Every day, I would call him around 9:15 p.m. I tried to call him three or four times but his mobile was switched off. I started to panic. My heart was pounding and I was shaking. I knew something was wrong because of what happened when he was abducted before.

When I went to the police station, they did not want to accept my complaint at first. The [officer-in-charge] said, “Your husband might still be at home. Why don’t you go look for him? These days, people are getting ‘abducted’ to get famous.”

Sandya and Prageeth Ekneligoda are pictured on their wedding day in 1992. (Photo: Ekneligoda family)

What has your journey to locate Prageeth looked like?

I believe no woman should go through what I have gone through. The first thing was hate speech, including from politicians and ministers. They said that I don’t cry, so it’s an act.
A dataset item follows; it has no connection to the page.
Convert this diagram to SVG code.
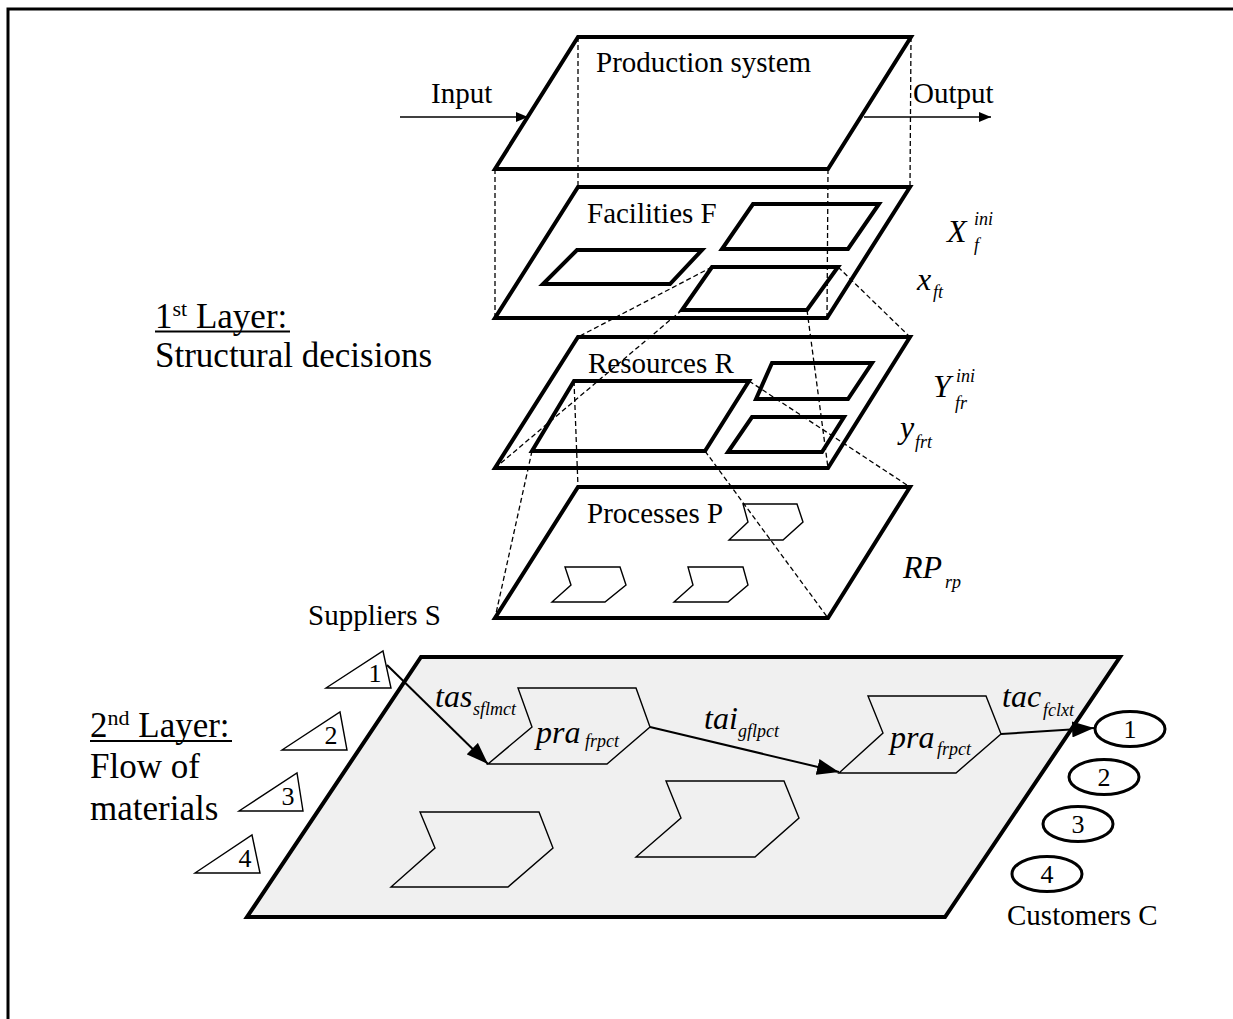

The former attorney general went to the U.N. and said that Prageeth was living in another country.

In 2015, when the CID started to investigate, all of a sudden [rumors circulated that] Prageeth was a “terrorist.” But multiple government agencies said he did not have ties to any terrorist organization.

They started to paste posters in public areas, saying I was able to go to Geneva [the U.N. office where Sandya has advocated for her husband] by selling rice packets. Sometimes I was not allowed to sit in tuk-tuks and buses. There were shops that didn’t allow me to buy goods.

[When Prageeth disappeared], my elder son was 15 and my younger son was 12. It was a continuous struggle for me to look after my children’s well-being and fight for justice for my husband. Whenever I ensured my children were coming out of trauma, again another problem started.

What would you like to see next in your fight for justice?

I will make sure I get justice through the judicial system. But the three-judge panel has repeatedly changed. One judge was transferred so one seat is vacant. Of the two remaining judges, one judge is a former brigadier and worked closely with the army. I have also requested the chief justice to change that judge.

Are you concerned that the Rajapakas could still try to interfere in the case?

Even though the Rajapaksas have lost power, that doesn’t mean they have lost their [government] connections. None of them want to get the Rajapaksa family indicted in this case, so [those connections] will make sure to drag out [the proceedings] to protect this family.

How would you like Prageeth to be remembered?

I want the world to remember Prageeth as someone who wrote about the important issues and understood the responsibility of being a journalist. When others are talking about my Prageeth, it means he is still living in people’s hearts.    

CPJ’s calls and WhatsApp messages to Gotabaya Rajapaksa’s aide Sugeeshwara Bandara and police spokesperson Nihal Thalduwa did not receive any replies. Ministry of Defense spokesperson Nalin Herath did not respond to CPJ’s emailed request for comment.